By Luke Carothers
When writing about the history of bridges in the United States, it is easy to focus on the grandiose and spectacular, and rightfully so. Some of the nation’s most spectacular engineering feats are bridges; stories of these projects–such as the Brooklyn and Golden Gate Bridges –fill the pages of our engineering histories. However, solely focusing on the grandiose undermines the full measure of their impact on American society.
When Europeans first colonized North America, many of their villages and settlements were scattered along the bays and inlets of the East Coast. As a result, these waterways served as early highways for European settlers who later became the first American citizens. When American settlers expanded Westward they relied more and more on newly laid roads as well as natural waterways. These early American roads, linking growing cities and settlements, struggled to navigate the dense wilderness in many places, and, in other places, had to contend with crossing wide, strong rivers. In some places, such as Philadelphia, these early Americans built bridges in stone, although this was not the preferred method. Due to the expense and expertise necessary to construct a stone arch bridge, builders often opted for wooden structures using timber felled at the crossing site. Most of these early American bridges were simple wooden truss structures.
However, because of their importance to the local militias, many of these early wooden truss bridges were destroyed during the Revolutionary War. This sparked an intense period of bridge building in the United States as they began to lay the infrastructure that would support a burgeoning population. From the early to mid 19th century, the covered bridge was one of the most popular designs for rural bridge construction. These early covered bridges were timber truss bridges with a roof, deck, and siding. These simple structures were almost always single-lane.
As the population grew, it soon became clear that these single lane bridges were not capable of supporting a mobile population. Farmers who were using covered bridges to transport their crops to market were frequently frustrated by having to wait their turn to use the bridge, giving rise to the modern headache of traffic jams. This issue, coupled with improvements in bridge design and cheaper wrought and cast iron, led to the covered bridge falling out of favor. Whereas timber bridges, particularly covered bridges, require significant upkeep of exposed materials, cast and wrought iron are better suited to being exposed to elements. In addition, these stronger materials were better able to support two-lane bridges.
In 1839, the first cast iron bridge was constructed in Brownsville, Pennsylvania. Constructed after the original timber bridge was washed away in a flood in 1808, the Dunlap’s Creek Bridge was a vital link along the National Road, which allowed America to continue expanding westward. The Dunlap’s Creek Bridge is still standing today, and continues to carry a heavy vehicle load.
As the United States moved through the 19th century, railroads exploded in popularity, and the need for new bridges again reached a peak. Unlike previous bridges, these new bridges had to be capable of supporting the higher loads associated with trains. In order to compensate for these heavier loads, engineers turned to steel, which was easier to produce as a result of the Industrial Revolution. The addition of steel to design allowed for new innovations in design such as cantilevered arches.

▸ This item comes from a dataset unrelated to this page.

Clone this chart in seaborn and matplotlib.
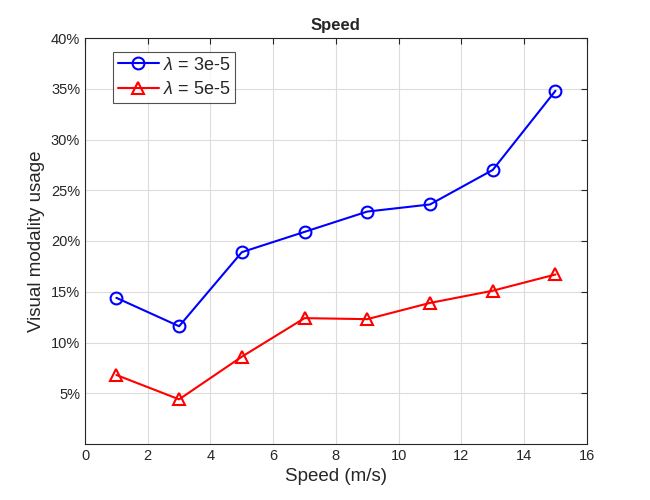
import pandas as pd
import seaborn as sns
import matplotlib.pyplot as plt
from matplotlib.ticker import PercentFormatter

speed = [1, 3, 5, 7, 9, 11, 13, 15]
usage_3e5 = [14.4, 11.6, 18.9, 20.9, 22.9, 23.6, 27.0, 34.8]
usage_5e5 = [6.8, 4.4, 8.6, 12.4, 12.3, 13.9, 15.1, 16.7]
labels = [r'$\lambda$ = 3e-5', r'$\lambda$ = 5e-5']

df = pd.concat([
    pd.DataFrame({'speed': speed, 'usage': usage_3e5, 'series': labels[0]}),
    pd.DataFrame({'speed': speed, 'usage': usage_5e5, 'series': labels[1]}),
])

sns.set_style('white')
plt.rcParams['font.family'] = ['Liberation Sans', 'DejaVu Sans']
plt.rcParams['mathtext.fontset'] = 'custom'
plt.rcParams['mathtext.it'] = 'Liberation Sans:italic'
plt.rcParams['mathtext.rm'] = 'Liberation Sans'

fig = plt.figure(figsize=(6.5, 5), dpi=100)
ax = fig.add_axes([0.1308, 0.112, 0.772, 0.812])

sns.lineplot(data=df, x='speed', y='usage', hue='series', style='series',
             palette=['#0000ff', '#ff0000'], markers=['o', '^'], dashes=False,
             markersize=8.5, markerfacecolor='none', markeredgewidth=1.5,
             linewidth=1.5, ax=ax)
for line, c in zip(ax.lines, ['#0000ff', '#ff0000']):
    line.set_markeredgecolor(c)

ax.set_xlim(0, 16)
ax.set_ylim(0, 40)
ax.set_xticks(range(0, 17, 2))
ax.set_yticks(range(5, 41, 5))
ax.yaxis.set_major_formatter(PercentFormatter(decimals=0))
ax.grid(True, color='#dcdcdc', linewidth=0.8)
ax.set_axisbelow(True)
for s in ax.spines.values():
    s.set_visible(True)
    s.set_color('#262626')
    s.set_linewidth(0.8)
ax.tick_params(direction='in', length=4, top=True, right=True, labelsize=10.5,
               colors='#262626')

ax.set_xlabel('Speed (m/s)', fontsize=13.5, color='#262626')
ax.set_ylabel('Visual modality usage', fontsize=13.5, color='#262626')
ax.set_title('Speed', fontsize=12, fontweight='bold')

leg = ax.legend(loc='upper left', bbox_to_anchor=(0.056, 0.965), fontsize=13,
                frameon=True, fancybox=False, edgecolor='#262626',
                borderpad=0.25, handlelength=2.3, labelspacing=0.42,
                handletextpad=0.2, borderaxespad=0)
leg.get_frame().set_linewidth(0.8)
for h in leg.get_lines():
    h.set_markerfacecolor('none')
    h.set_markeredgecolor(h.get_color())

fig.savefig('out.png', dpi=100, facecolor='white')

Bridge design was further influenced in the later half of the 19th century with the invention of reinforced concrete, which was originally based on a patent for reinforcing thin clay flowerpots with steel mesh. Concrete, which is significantly cheaper to source and use than stone, could easily be molded and transported. When reinforced with steel, concrete also posed a significant advantage over stone in terms of its load-bearing capacity.
These new developments meant that, by the early 20th century in the United States, bridges were stronger and cheaper than ever before. Coupled with the invention and growing popularity of automobiles, these circumstances led to an explosion of bridge construction projects throughout the United States. Particularly amongst rural farming communities throughout states like Missouri, Kansas, and Ohio these early 20th construction projects were vital to the growing mobility of the population and a reliance on vehicular travel.
From the 1940s to the 1960s, rural American communities experienced their largest period of infrastructure expansion. As the nation experienced significant economic growth following World War II, rural communities benefited. In addition, programs enacted by Franklin D. Roosevelt’s government as a response to the Great Depression also came to fruition through numerous rural construction projects.
In light of the challenges the United States will face in coming years such as climate change, economic uncertainty, and aging infrastructure, the history of rural bridge construction in the United States is given a new context. Following the Revolutionary War, an investment in rural infrastructure laid the groundwork for expansion West. When the world was in the grips of the Great Depression followed closely by World War II, a large part of the American response was investment in rural infrastructure. Now, as we face new challenges and scramble for solutions, there is evidence to suggest that at least some part of the solution can be found in rural infrastructure investment.